Relying on the gentle heat of the oven instead of the rapid-fire heat of a quick stovetop sear decreases your chances of botching the fish. That’s because the time it takes for the fish to go from perfect to dry and overcooked increases from seconds to minutes. It also gives you the time and space to actually cook a side dish or tend to a howling kid.

Turning that oven down takes fish cookery from intimidating to easy. The fillets only need a bit of salt and pepper, plus a rubdown of good extra-virgin olive oil. Laying thinly sliced lemon rounds on top of the fish as it cooks subtly imbues it with its flavor, eliminating the need for marinating.

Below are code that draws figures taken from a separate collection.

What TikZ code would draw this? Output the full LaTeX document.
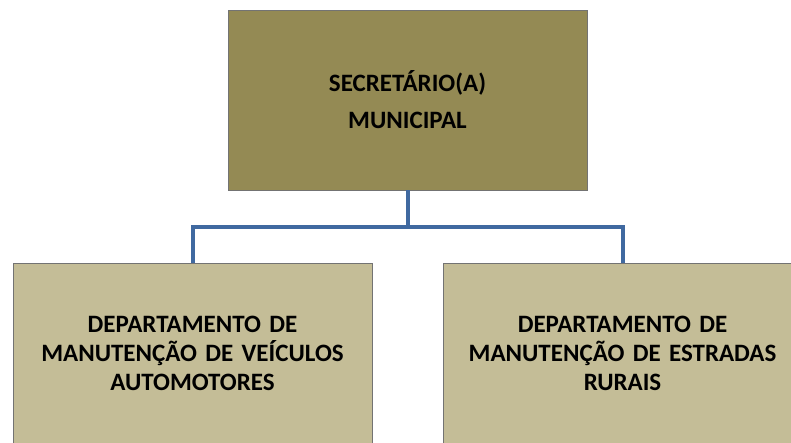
\documentclass[tikz,border=0pt]{standalone}
\usepackage{fontspec}
\setmainfont{Carlito}
\usetikzlibrary{positioning}

\definecolor{olivedark}{RGB}{148,138,84}
\definecolor{olivelight}{RGB}{196,189,151}
\definecolor{linkblue}{RGB}{64,105,160}

\begin{document}
\begin{tikzpicture}[
      x = 1pt, y = -1pt,           % pixel units, y downwards
      node distance = 73pt,        % gap between levels
      thick
    ]

    \tikzstyle{Chief}=[      % Defines style for the top box
      draw = black!55,
      fill = olivedark,
      minimum width = 359pt,
      minimum height = 180pt,
      text width = 340pt,
      align = center,
      font = \bfseries\fontsize{25}{37}\selectfont
    ]

    \tikzstyle{Dept}=[       % Defines style for the departments
      draw = black!55,
      fill = olivelight,
      minimum width = 359pt,
      minimum height = 180pt,
      text width = 340pt,
      align = center,
      font = \bfseries\fontsize{25}{29}\selectfont
    ]

    \tikzstyle{Link}=[       % Defines style for the connectors
      draw = linkblue,
      line width = 4pt
    ]

    \useasboundingbox (0,0) rectangle (791,442);
    \clip (0,0) rectangle (791,442);

    % Definition of the nodes
    \node[Chief] (secr) at (407.5,100) {SECRETÁRIO(A)\\MUNICIPAL};
    \node[Dept] (veic) [below=73pt of secr, xshift=-215pt]
      {DEPARTAMENTO DE\\MANUTENÇÃO DE VEÍCULOS\\AUTOMOTORES};
    \node[Dept] (estr) [below=73pt of secr, xshift=215pt]
      {DEPARTAMENTO DE\\MANUTENÇÃO DE ESTRADAS\\RURAIS};

    % Definition of the edges
    \coordinate (split) at ([yshift=-37pt]secr.south);
    \draw[Link] (secr.south) -- (split);
    \draw[Link] (split) -| (veic.north);
    \draw[Link] (split) -| (estr.north);

  \end{tikzpicture}
\end{document}
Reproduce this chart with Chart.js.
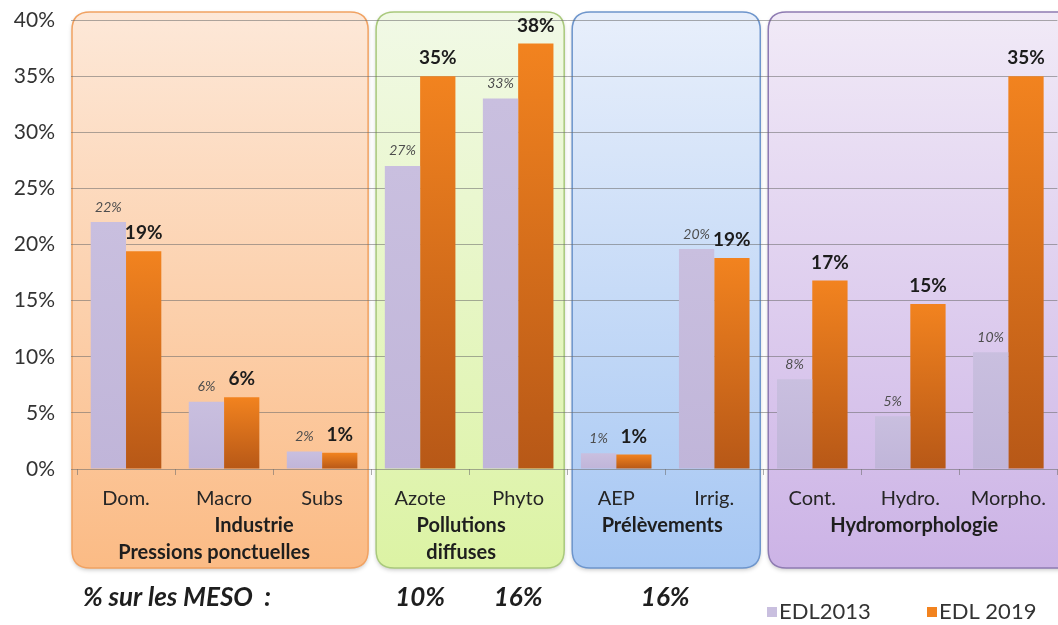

To finish the dish, the fillets get a springtime makeover with lots of fresh dill, more lemon and yogurt. The bright, acidic and herbaceous toppings counter the rich fish, and they’ll pair well with lightly cooked spring vegetables, if you’d like, or else quickly steamed couscous. Not a fan of dill? Mint or parsley would both work wonderfully in its place. And any thick yogurt will do — full-fat, fat-free or even non-dairy are all totally acceptable. (If you’ve only got thinner, non-Greek yogurt, you may want to drain it a bit first so that it dollops more easily. Or just don’t worry about it; call it a yogurt drizzle.)

The only other trick here is to make sure to pick up salmon fillets that are all similar in thickness. The timing in the recipe below is based on fillets between 3/4 and 1 inch thickness. Thinner fish will, obviously, cook a bit quicker; thicker fillets will need a bit more time.